Outstanding Displays in Manufacturing and Automation
The show floor was packed with mechanical tools, CNC machines, robotic arms, and smart automation systems. Around 20% of the booths featured AI-related applications. Most of them focused on:
- Visual inspection
- Jig replacement automation
- Pick-and-place robots
- CNC machine optimization
While there was a lot of impressive tech on display, it was also clear that AI adoption in the sector is still in its early stages.

Observed Adoption of AI in Manufacturing: Early-Stage Integration with Growth Potential
At VME 2025, the team observed that around 20% of booths featured some form of AI application. Most of these were found in areas like visual inspection, pick-and-place robotics, CNC machines, and jig replacement automation.

While the event brought together hundreds of exhibitors across manufacturing and automation, AI was still a limited presence, focusing on a few applications:
- Primary use case: Quality Assurance (QA)
AI tools were predominantly used for visual inspection. These tools identify where defects occur but do not provide explanations for their causes, limiting their effectiveness for process optimization and root cause analysis.
- Technology scope: Basic AI methods
Implementations primarily employed computer vision or time-series analysis, with limited integration into broader production processes. Process-level AI capable of analyzing production logic or machine behavior was not evident. CK-and-place robotics, CNC machines, and jig replacement automation.
- Diagnostic capability gap
Many factories continue to rely on trial-and-error approaches to resolve production issues, indicating a lack of accessible diagnostic AI solutions.
- Distinction between robotics and intelligent automation
Although robotic arms were present, they generally lacked integration with intelligent control systems, suggesting that automation has not yet fully evolved into smart automation.
It can be observed that AI hasn’t been deeply embedded into factory workflows. Only a few vendors offered AI-enabled solutions for industrial machinery, suggesting that the field is still open for development.
This reflects a broader trend: the manufacturing sector is interested in AI, but practical, scalable adoption is still early.
Current Challenges in AI Adoption
Several key gaps are holding back the progress of effective AI deployment in manufacturing environments:
- Hardware limitations
Many production machines lack the computational capacity to support local AI model inference. While data is often collected, it is typically used only for basic monitoring rather than real-time decision-making.
- On-premise infrastructure constraints
A strong preference for on-premise solutions persists across the industry.
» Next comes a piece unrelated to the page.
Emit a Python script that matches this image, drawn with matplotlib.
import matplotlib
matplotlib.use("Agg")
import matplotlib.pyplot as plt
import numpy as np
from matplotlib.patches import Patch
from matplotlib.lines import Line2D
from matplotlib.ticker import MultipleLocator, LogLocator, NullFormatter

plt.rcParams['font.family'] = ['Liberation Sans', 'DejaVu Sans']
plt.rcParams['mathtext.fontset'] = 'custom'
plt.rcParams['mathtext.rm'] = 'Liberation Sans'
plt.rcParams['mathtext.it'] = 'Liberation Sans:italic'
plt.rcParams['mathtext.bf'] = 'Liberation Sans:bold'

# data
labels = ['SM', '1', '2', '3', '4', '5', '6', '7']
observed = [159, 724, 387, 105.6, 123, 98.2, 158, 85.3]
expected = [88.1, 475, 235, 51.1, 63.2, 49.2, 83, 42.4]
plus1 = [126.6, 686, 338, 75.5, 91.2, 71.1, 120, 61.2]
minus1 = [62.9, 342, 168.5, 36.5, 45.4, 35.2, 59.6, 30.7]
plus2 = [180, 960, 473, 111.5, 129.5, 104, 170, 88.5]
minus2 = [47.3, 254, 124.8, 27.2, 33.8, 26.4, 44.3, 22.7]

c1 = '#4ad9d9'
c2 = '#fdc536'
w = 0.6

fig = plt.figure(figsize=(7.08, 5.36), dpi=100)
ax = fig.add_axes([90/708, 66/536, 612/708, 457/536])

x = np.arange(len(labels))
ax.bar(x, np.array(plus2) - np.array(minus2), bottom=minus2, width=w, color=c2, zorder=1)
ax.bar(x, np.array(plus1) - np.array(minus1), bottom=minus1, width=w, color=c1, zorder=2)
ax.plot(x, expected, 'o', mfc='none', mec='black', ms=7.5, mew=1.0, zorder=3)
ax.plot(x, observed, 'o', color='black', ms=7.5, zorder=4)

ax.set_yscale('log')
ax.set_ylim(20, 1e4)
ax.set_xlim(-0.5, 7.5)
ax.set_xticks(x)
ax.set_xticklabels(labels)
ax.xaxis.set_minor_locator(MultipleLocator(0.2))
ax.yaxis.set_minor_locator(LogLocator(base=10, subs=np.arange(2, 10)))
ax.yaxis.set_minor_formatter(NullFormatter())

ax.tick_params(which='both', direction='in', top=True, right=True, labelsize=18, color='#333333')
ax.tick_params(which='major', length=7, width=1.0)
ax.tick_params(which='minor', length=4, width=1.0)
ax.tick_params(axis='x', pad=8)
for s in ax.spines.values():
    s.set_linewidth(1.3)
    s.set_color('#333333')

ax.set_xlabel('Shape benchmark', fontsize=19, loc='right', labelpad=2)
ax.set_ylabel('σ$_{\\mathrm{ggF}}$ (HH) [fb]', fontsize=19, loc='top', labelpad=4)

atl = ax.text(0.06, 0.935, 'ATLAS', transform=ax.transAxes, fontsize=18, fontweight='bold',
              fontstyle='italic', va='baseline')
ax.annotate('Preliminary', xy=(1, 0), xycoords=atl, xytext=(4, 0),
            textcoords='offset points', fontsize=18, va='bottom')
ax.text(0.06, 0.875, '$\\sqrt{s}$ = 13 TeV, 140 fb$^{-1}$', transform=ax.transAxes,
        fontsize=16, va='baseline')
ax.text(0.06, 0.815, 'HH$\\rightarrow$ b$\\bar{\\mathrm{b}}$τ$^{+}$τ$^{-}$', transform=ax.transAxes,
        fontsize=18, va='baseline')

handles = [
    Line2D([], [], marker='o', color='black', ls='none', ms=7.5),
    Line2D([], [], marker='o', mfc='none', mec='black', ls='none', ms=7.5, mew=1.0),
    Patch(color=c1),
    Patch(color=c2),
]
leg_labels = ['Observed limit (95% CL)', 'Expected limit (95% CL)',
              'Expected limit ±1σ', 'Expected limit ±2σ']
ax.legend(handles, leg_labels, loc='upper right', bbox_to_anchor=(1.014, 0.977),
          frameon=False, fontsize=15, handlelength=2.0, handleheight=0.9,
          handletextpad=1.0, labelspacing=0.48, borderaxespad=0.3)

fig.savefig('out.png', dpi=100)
However, limited GPU availability and insufficient AI-ready infrastructure present significant barriers to adoption.
- Manual operations in time and resource management
Core operational tasks such as shift scheduling and machine runtime management are still predominantly handled manually. While automation could enhance efficiency, AI applications in this area remain underdeveloped.
- Edge AI trade-offs
Deploying AI at the edge frequently requires compromises between model complexity and execution speed, posing ongoing challenges to achieve both accuracy and responsiveness.
Production optimization, in particular, remains a highly underutilized application of AI. In other words, there is clear demand, but execution remains difficult due to these foundational constraints.

Opportunities for Applied AI with Verysell AI
At Verysell AI, we’re approaching these challenges in two main ways.
- Computer vision tools that address immediate QA needs, such as defect detection, quality control, safety monitoring, and worker movement analysis. These are modular and can be adapted to various production environments.
- LLMs (large language models) in manufacturing contexts can support internal knowledge retrieval, assist with maintenance documentation, and streamline operator instructions. Our 10-week product-ready program helps factories experiment with this approach in a controlled, low-risk way.
- Ready-made solutions like our customer service chatbot can be integrated into customer-facing or admin-heavy environments.
Looking ahead, we’re also investing in physical AI, focusing on the future of robotics and precision manufacturing, where we believe intelligence and automation will converge more deeply.
Looking Ahead: From Proof-of-Concept to Production
VME 2025 made one thing clear: AI in manufacturing is moving forward, but slowly. As manufacturers explore AI across their operations, the shift from experimentation to execution is becoming critical.
The road ahead calls for tighter collaboration between AI providers and industrial teams, leaner infrastructure demands, and a focus on delivering clear business value. At Verysell AI, we’re committed to helping manufacturers cross the gap: turning AI ambition into real-world impact.